These sections survey previous accounts of the causes (aitia) or principles (archai) of things and events. Since Aristotle has said in previous sections that genuine knowledge is knowledge of causes and principles--of why and how things come to be (and pass away)--this is pretty clearly central to his study.
As for the four causes, they are the familiar four, known to all novice Philosophy students and apparently treated more thoroughly in the Physics. The answer to the question "What is it?", regarding any thing whatsoever, would be answered by an account of the causes or principles that account for it being what it is. In order, then: there's material cause (of what is it composed?), efficient cause (who or what instilled motion in the material to arrange it as this thing?), formal cause (what is its essence [to ti en enai] or substance [ousia]? //at 988b36//), and finally final cause (for the sake of what does it exist?).
I'm especially interested in the concept of final cause, in keeping with the insistence of modern science that such a thing is thoroughly unacceptable. [You may imagine that I am here brilliantly reciting one of the many, many philosophical exposés which conclude that a) modern science is thoroughly mechanistic and b) that merely mechanistic explanations leave something out of our account of the world as it is actually experienced.] My sense is that those critiques are basically right about something--that we can't expect science, as we have come to understand it, to answer all our questions--but I personally don't expect that science would benefit much by trying to accomodate teleology. I take it to be an obvious point that we need more and better explanations of the world than the merely scientific. Imagine the mayhem that follows were some hard-nosed biologist to replies in empirical mode to the question "Why do you love me?"
At the same time, the typical proponent of scientific teleology is probably more or less mistaken about what Aristotle actually meant by final cause. I'd like to get a sense of what he did mean... and determine where there's room in our understanding of the world for something similar, some cognate term.
Reading these sections did somewhat restore my faith in Martin Heidegger's discussion of the four causes at the beginning of "The Question Concerning Technology," however. There Heidegger suggests that Aristotle considered the four causes not as pseudo-scientific attempts at explanation, but as the pieces of a different kind of explanation.

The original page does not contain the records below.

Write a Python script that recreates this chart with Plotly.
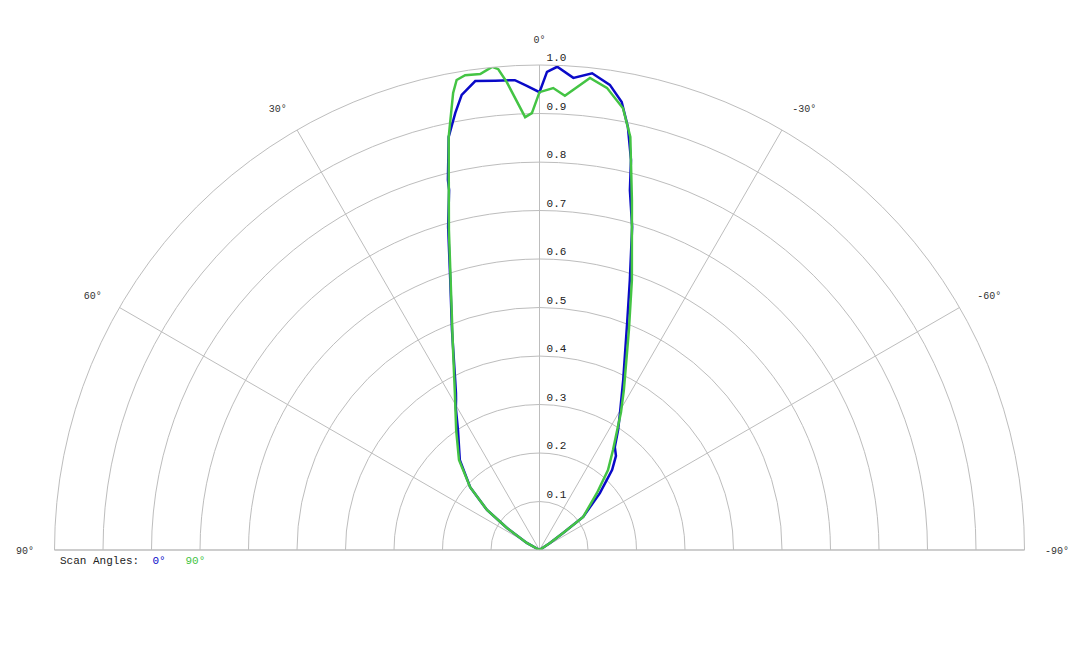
import plotly.graph_objects as go

# Scan angle series (angle in degrees, normalized radius)
series_names = ["0°", "90°"]
series_colors = ["#0a0ac8", "#44c444"]

theta_0 = [60.0, 60.8, 55.9, 52.7, 47.8, 41.5, 34.2, 30.5, 29.0, 28.0, 26.4, 21.7,
           18.3, 15.8, 14.1, 13.9, 12.4, 10.9, 9.7, 7.8, 5.4, 3.0, 1.5, 0.0,
           -0.9, -2.1, -4.1, -6.3, -8.6, -10.4, -11.8, -13.2, -14.1, -16.0, -18.5,
           -21.1, -26.2, -30.4, -33.2, -36.2, -39.1, -42.2, -46.7, -52.8, -54.1,
           -56.3, -57.0]
r_0 = [0.0, 0.030, 0.081, 0.136, 0.193, 0.248, 0.299, 0.340, 0.355, 0.367, 0.391, 0.488,
       0.586, 0.692, 0.765, 0.786, 0.872, 0.918, 0.952, 0.976, 0.972, 0.970, 0.957, 0.944,
       0.986, 0.997, 0.976, 0.989, 0.970, 0.939, 0.891, 0.826, 0.765, 0.693, 0.587,
       0.502, 0.391, 0.328, 0.296, 0.263, 0.250, 0.223, 0.171, 0.113, 0.060,
       0.026, 0.0]

theta_90 = [60.0, 60.8, 55.9, 52.7, 47.8, 41.8, 34.8, 28.3, 23.1, 15.8, 12.4, 10.7,
            10.0, 8.9, 7.1, 5.6, 4.9, 4.0, 1.9, 1.0, 0.0, -1.7, -3.2, -6.1, -8.3,
            -10.7, -12.4, -14.8, -18.9, -22.1, -27.8, -30.6, -36.3, -40.6, -45.2,
            -52.8, -54.0, -56.0, -57.0]
r_90 = [0.0, 0.030, 0.081, 0.136, 0.193, 0.249, 0.301, 0.368, 0.455, 0.686, 0.872, 0.959,
        0.984, 0.991, 0.989, 1.001, 0.995, 0.967, 0.893, 0.901, 0.944, 0.953, 0.938, 0.979, 0.963,
        0.927, 0.872, 0.746, 0.588, 0.490, 0.373, 0.330, 0.256, 0.217, 0.167,
        0.113, 0.060, 0.026, 0.0]

radial_ticks = [0.1, 0.2, 0.3, 0.4, 0.5, 0.6, 0.7, 0.8, 0.9, 1.0]
angular_ticks = [-90, -60, -30, 0, 30, 60, 90]
legend_title = "Scan Angles:"

mono = "Liberation Mono, Courier New, monospace"
grid = "#bdbdbd"

fig = go.Figure()
for name, color, th, rr in [(series_names[0], series_colors[0], theta_0, r_0),
                            (series_names[1], series_colors[1], theta_90, r_90)]:
    fig.add_trace(go.Scatterpolar(
        r=rr, theta=th, mode="lines", name=name,
        line=dict(color=color, width=2.5),
        showlegend=False,
    ))

legend_text = legend_title + "  " + "   ".join(
    f"<span style='color:{c}'>{n}</span>" for n, c in zip(series_names, series_colors))

fig.update_layout(
    width=1080, height=648,
    margin=dict(l=0, r=0, t=0, b=0),
    paper_bgcolor="white",
    polar=dict(
        domain=dict(x=[46 / 1080, 1017 / 1080], y=[1 - 542 / 648, 1 - 57 / 648]),
        sector=[0, 180],
        bgcolor="white",
        radialaxis=dict(
            range=[0, 1.0], angle=90, side="clockwise",
            tickvals=radial_ticks,
            ticktext=[f" {v:.1f}<br> " for v in radial_ticks],
            tickfont=dict(family=mono, size=11, color="#222"),
            showline=False, ticks="", gridcolor=grid, gridwidth=1,
            tickangle=90,
        ),
        angularaxis=dict(
            rotation=90, direction="counterclockwise",
            tickvals=angular_ticks, ticktext=[f"{v}°" for v in angular_ticks],
            tickfont=dict(family=mono, size=10, color="#333"),
            showline=True, linecolor=grid, linewidth=1,
            gridcolor=grid, gridwidth=1,
            ticks="outside", ticklen=18, tickcolor="rgba(0,0,0,0)",
        ),
    ),
    annotations=[dict(
        text=legend_text, x=50 / 1080, y=1 - 553 / 648, xref="paper", yref="paper",
        xanchor="left", yanchor="middle", showarrow=False,
        font=dict(family=mono, size=11, color="#222"),
    )],
)

fig.write_html("out.html")
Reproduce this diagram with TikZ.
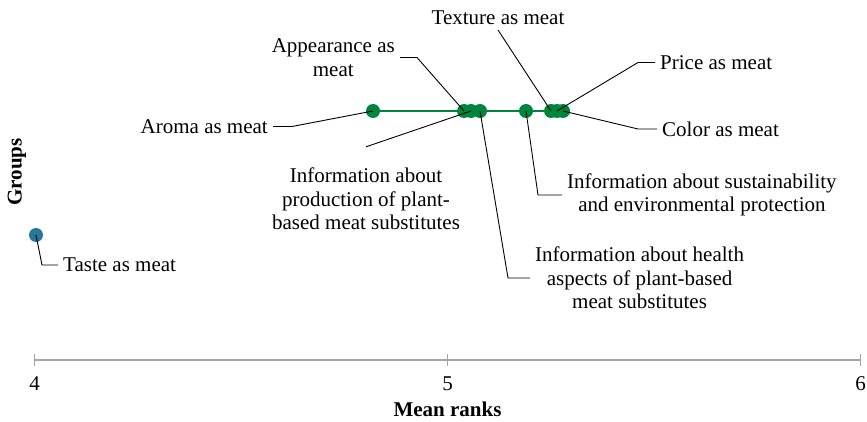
\documentclass[tikz,border=0pt]{standalone}
\usepackage{fontspec}
\setmainfont{Liberation Serif}
\usetikzlibrary{calc}
\definecolor{dotgreen}{RGB}{0,133,62}
\definecolor{dotblue}{RGB}{40,120,155}
\definecolor{axisgray}{RGB}{165,165,165}

\begin{document}
\begin{tikzpicture}[x=1pt,y=-1pt,
    lbl/.style={font=\fontsize{21}{23.5}\selectfont, align=center, inner sep=5pt},
    bold lbl/.style={lbl, font=\fontsize{21}{23.5}\selectfont\bfseries},
    gdot/.style={circle, fill=dotgreen, minimum size=14pt, inner sep=0pt},
    lead/.style={black, line width=0.9pt}]
            \useasboundingbox (0,0) rectangle (867,422);
            \node[gdot, fill=dotblue] at (36,235) (d0) {};
            \foreach \n/\x in {1/373,2/464,3/471,4/480,5/526,6/551,7/557,8/563}
            \node[gdot] at (\x,111) (d\n) {};
            \draw[dotgreen, line width=1.2pt] (d1) -- (d8);
            \node[lbl, anchor=east] at (273,126.5) (l1) {Aroma as meat};
            \node[lbl, anchor=east] at (400,57.5) (l2) {Appearance as\\meat};
            \node[lbl] at (366,199) (l3) {Information about\\production of plant-\\based meat substitutes};
            \node[lbl, anchor=west] at (530,278) (l4) {Information about health\\aspects of plant-based\\meat substitutes};
            \node[lbl, anchor=west] at (562,195) (l5) {Information about sustainability\\and environmental protection};
            \node[lbl, anchor=south] at (498,30) (l6) {Texture as meat};
            \node[lbl, anchor=west] at (655,62.5) (l7) {Price as meat};
            \node[lbl, anchor=west] at (657,129) (l8) {Color as meat};
            \node[lbl, anchor=west] at (58,265) (l0) {Taste as meat};
            \draw[lead] (l1.east) -- ++(19,0) -- (d1.center);
            \draw[lead] (l2.east) -- ++(17,0) -- (d2.center);
            \draw[lead] ([yshift=16pt]l3.north) -- (d3.center);
            \draw[lead] (l4.west) -- ++(-22,0) -- (d4.center);
            \draw[lead] (l5.west) -- ++(-24,0) -- (d5.center);
            \draw[lead] (l6.south) -- (d6.center);
            \draw[lead] (l7.west) -- ++(-17,0) -- (d7.center);
            \draw[lead] (l8.west) -- ++(-19,0) -- (d8.center);
            \draw[lead] (l0.west) -- ++(-16,0) -- (d0.center);
            \draw[axisgray, line width=1.5pt] (34.5,360) -- (860.5,360);
            \foreach \v/\x in {4/34.5,5/447.5,6/860.5}{
            \draw[axisgray, line width=1.2pt] (\x,354) -- (\x,366);
            \node[lbl, inner sep=0pt] at (\x,384) (t\v) {\v};
            }
            \node[bold lbl] at (447.5,409) (xl) {Mean ranks};
            \node[bold lbl, rotate=90] at (17,172) (yl) {Groups};
        \end{tikzpicture}
\end{document}
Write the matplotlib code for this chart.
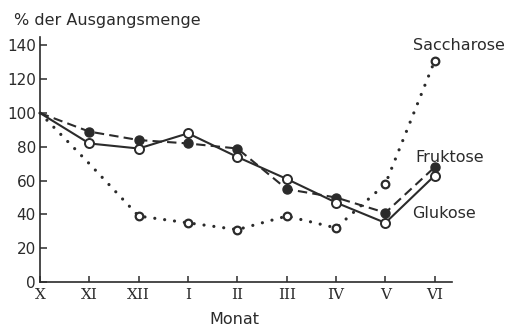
import matplotlib
matplotlib.use('Agg')
from matplotlib import pyplot as plt

# Monate (Roemische Zahlen)
months = ['X', 'XI', 'XII', 'I', 'II', 'III', 'IV', 'V', 'VI']

# % der Ausgangsmenge
glukose = [100, 82, 79, 88, 74, 61, 47, 35, 63]
fruktose = [100, 89, 84, 82, 79, 55, 50, 41, 68]
saccharose = [100, 70, 39, 35, 31, 39, 32, 58, 131]

ink = '#2b2b2b'
x = list(range(len(months)))

fig = plt.figure(figsize=(5.05, 3.28), dpi=100)
ax = fig.add_axes([40/505., 46/328., 412/505., 245/328.])

# Saccharose: dotted, markers from XII on
ax.plot(x, saccharose, color=ink, lw=2.3, linestyle=(0, (0.01, 3.1)),
        dash_capstyle='round', clip_on=False)
ax.plot(x[2:], saccharose[2:], 'o', ms=5.5,
        mfc='white', mec=ink, mew=1.6, clip_on=False)

# Fruktose: dashed, filled circles (none at start)
ax.plot(x, fruktose, color=ink, lw=1.5, linestyle=(0, (4.5, 2.5)),
        marker='o', ms=6.5, mfc=ink, mec=ink, markevery=x[1:], clip_on=False)

# Glukose: solid, open circles (none at start)
ax.plot(x, glukose, color=ink, lw=1.5, marker='o', ms=6.5,
        mfc='white', mec=ink, mew=1.4, markevery=x[1:], clip_on=False)

ax.set_xlim(0, 8.35)
ax.set_ylim(0, 145)
ax.set_yticks(range(0, 141, 20))
ax.set_xticks(x)
ax.set_xticklabels(months, family='DejaVu Serif', fontsize=11, color=ink)
for t in ax.get_yticklabels():
    t.set_fontsize(11)
    t.set_color(ink)

ax.spines['top'].set_visible(False)
ax.spines['right'].set_visible(False)
ax.spines['left'].set_color(ink)
ax.spines['bottom'].set_color(ink)
ax.spines['left'].set_linewidth(1.2)
ax.spines['bottom'].set_linewidth(1.2)
ax.tick_params(axis='y', direction='in', length=5, width=1.1, color=ink, pad=3)
ax.tick_params(axis='x', direction='in', length=4, width=1.1, color=ink, pad=4)

fig.text(14/505., 1 - 20/328., '% der Ausgangsmenge', fontsize=11.5,
         color=ink, va='center', ha='left')
fig.text(234/505., 1 - 320/328., 'Monat', fontsize=11.5, color=ink,
         va='center', ha='center')

fig.text(413/505., 1 - 45/328., 'Saccharose', fontsize=11.5, color=ink,
         ha='left', va='center')
fig.text(415/505., 1 - 157/328., 'Fruktose', fontsize=11.5, color=ink,
         ha='left', va='center')
fig.text(412/505., 1 - 213/328., 'Glukose', fontsize=11.5, color=ink,
         ha='left', va='center')

plt.savefig('out.png', dpi=100)
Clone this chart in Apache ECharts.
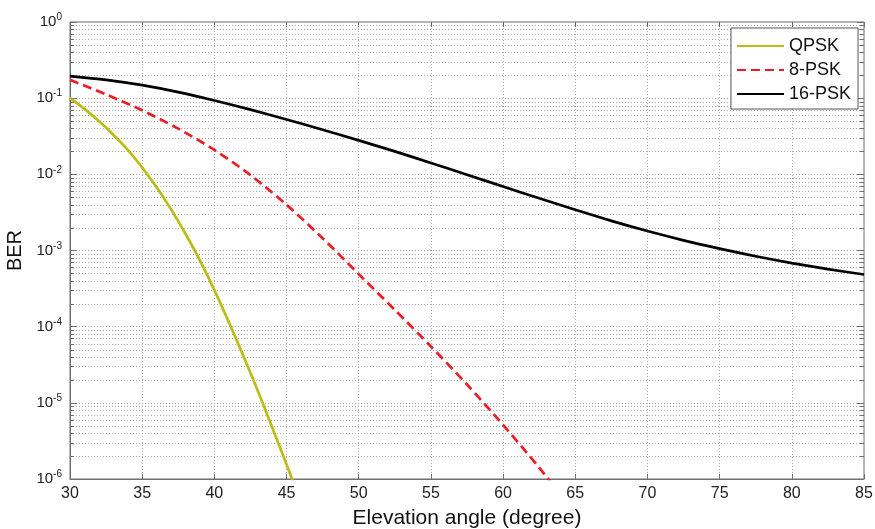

So "What is a virus?" gets one kind of an answer from microbiologists, and another from a knowledgeable non-scientist. Aristotle would probably recognize the microbiologist's answer as suiting some purposes by relying mainly on material and (a certain aspect of) efficient causation. But a non-scientist will take the question in a different way, closer to the Greek meaning of aitia. That word meant something like "answers to a question (as in court), what one can be held responsible to" (Randall 123). So a non-scientist, when asked "What is a virus?" will describe what viruses look like, based on images they have seen, and what they do to host organisms.
Those kinds of answers are basically first takes at formal and final cause, and they actually constitute half-decent answers to a reasonable question. Microbiologists of course consider these kinds of answers, too, at least in the initial phases of trying to identify a virus (Does it fit the familiar form of other viruses?) and in their basic concern to know anything at all about them (What's interesting is what this thing does to people).